• What you have to do:
Going from the top of the data below, give again each line through the one containing "plt.rcParams['font.weight'] = 'bold'", both ends kept.

• Given material:
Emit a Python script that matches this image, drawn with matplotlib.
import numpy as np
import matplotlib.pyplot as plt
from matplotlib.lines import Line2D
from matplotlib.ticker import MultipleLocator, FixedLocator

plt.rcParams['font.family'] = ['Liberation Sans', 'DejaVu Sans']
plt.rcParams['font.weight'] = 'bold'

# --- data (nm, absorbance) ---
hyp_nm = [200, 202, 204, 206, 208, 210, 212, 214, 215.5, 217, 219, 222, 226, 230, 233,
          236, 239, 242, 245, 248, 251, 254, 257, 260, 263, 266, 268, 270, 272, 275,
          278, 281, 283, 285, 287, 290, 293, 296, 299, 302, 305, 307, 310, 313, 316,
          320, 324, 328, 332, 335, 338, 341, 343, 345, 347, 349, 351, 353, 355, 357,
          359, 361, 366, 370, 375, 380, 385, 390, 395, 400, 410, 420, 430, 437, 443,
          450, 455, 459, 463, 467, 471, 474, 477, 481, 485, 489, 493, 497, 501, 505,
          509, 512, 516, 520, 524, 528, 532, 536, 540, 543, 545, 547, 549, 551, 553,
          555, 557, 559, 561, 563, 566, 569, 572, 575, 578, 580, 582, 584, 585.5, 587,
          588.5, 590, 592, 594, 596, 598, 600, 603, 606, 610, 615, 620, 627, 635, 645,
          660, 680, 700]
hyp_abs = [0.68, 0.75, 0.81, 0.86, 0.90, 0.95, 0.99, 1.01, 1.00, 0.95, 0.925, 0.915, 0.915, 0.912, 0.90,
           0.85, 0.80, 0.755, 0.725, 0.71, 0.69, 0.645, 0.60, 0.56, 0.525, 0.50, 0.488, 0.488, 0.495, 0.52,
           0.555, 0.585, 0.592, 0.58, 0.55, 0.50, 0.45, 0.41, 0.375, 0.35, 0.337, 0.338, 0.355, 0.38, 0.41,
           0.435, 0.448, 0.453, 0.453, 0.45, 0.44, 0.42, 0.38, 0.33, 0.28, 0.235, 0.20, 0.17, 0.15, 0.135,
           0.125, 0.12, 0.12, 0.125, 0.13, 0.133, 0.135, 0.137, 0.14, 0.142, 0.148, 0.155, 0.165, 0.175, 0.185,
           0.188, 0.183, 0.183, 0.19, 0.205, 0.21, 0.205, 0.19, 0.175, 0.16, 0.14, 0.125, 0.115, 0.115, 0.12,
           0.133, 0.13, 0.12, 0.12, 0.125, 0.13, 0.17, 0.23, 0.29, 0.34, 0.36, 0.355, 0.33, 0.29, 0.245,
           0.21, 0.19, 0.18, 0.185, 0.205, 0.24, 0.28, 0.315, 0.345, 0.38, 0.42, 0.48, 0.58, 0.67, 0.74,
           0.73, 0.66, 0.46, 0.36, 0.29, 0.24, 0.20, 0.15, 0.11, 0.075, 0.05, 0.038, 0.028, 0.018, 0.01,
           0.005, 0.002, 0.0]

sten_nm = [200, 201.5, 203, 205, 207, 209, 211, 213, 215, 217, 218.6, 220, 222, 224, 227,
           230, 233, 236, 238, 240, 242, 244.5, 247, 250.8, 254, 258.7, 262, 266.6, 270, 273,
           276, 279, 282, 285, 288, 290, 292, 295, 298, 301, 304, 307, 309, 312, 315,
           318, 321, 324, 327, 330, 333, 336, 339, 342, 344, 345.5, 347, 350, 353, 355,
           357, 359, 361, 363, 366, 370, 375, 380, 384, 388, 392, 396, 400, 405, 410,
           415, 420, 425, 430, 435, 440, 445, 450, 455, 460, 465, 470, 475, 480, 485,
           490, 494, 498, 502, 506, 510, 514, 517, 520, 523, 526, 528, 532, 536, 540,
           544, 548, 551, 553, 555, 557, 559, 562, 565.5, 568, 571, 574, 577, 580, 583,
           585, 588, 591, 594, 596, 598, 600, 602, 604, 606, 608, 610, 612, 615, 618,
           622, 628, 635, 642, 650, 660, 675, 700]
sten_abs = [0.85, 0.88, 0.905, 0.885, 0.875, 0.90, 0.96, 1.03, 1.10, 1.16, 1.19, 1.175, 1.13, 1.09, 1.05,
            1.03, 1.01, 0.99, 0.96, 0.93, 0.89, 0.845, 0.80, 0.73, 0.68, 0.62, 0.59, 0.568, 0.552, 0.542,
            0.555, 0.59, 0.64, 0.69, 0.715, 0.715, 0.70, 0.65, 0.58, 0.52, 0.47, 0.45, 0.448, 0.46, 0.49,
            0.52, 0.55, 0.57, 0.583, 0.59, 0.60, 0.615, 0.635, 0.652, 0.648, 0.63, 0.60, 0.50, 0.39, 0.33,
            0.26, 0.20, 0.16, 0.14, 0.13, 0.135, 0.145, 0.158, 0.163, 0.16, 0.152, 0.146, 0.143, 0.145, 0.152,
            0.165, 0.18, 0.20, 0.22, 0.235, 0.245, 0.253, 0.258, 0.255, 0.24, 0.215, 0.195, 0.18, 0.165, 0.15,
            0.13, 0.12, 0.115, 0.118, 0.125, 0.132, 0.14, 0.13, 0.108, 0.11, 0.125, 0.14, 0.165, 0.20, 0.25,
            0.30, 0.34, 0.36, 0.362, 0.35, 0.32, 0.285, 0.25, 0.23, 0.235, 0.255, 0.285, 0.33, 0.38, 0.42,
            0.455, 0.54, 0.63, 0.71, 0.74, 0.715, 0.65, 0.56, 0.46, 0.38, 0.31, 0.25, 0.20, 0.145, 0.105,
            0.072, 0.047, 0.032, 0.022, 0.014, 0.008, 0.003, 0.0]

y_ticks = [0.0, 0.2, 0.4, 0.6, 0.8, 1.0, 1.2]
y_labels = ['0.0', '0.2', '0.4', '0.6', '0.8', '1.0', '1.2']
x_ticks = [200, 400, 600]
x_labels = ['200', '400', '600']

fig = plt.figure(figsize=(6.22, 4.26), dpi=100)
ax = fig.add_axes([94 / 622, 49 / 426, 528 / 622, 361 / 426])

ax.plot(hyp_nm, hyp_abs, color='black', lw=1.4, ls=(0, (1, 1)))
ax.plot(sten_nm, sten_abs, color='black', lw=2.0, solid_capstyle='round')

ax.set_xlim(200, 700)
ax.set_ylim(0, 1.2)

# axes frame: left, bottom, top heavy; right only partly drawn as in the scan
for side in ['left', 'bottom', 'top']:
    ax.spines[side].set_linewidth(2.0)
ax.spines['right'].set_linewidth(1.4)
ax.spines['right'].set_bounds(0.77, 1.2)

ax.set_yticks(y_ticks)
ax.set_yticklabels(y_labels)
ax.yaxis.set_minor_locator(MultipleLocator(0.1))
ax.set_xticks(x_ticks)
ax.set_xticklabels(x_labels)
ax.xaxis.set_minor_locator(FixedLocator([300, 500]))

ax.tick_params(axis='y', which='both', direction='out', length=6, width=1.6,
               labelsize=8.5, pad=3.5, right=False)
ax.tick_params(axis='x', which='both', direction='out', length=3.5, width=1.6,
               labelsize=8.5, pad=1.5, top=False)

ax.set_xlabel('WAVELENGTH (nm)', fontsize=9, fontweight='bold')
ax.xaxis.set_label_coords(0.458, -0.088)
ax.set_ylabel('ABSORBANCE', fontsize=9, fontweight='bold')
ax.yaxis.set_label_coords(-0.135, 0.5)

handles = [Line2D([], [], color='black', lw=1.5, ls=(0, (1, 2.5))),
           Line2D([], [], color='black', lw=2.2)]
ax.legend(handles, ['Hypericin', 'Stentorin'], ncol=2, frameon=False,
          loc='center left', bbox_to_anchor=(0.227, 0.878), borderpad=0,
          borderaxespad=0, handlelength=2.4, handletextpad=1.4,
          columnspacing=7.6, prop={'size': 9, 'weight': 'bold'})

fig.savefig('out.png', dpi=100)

• Exercise solution:
Emit a Python script that matches this image, drawn with matplotlib.
import numpy as np
import matplotlib.pyplot as plt
from matplotlib.lines import Line2D
from matplotlib.ticker import MultipleLocator, FixedLocator

plt.rcParams['font.family'] = ['Liberation Sans', 'DejaVu Sans']
plt.rcParams['font.weight'] = 'bold'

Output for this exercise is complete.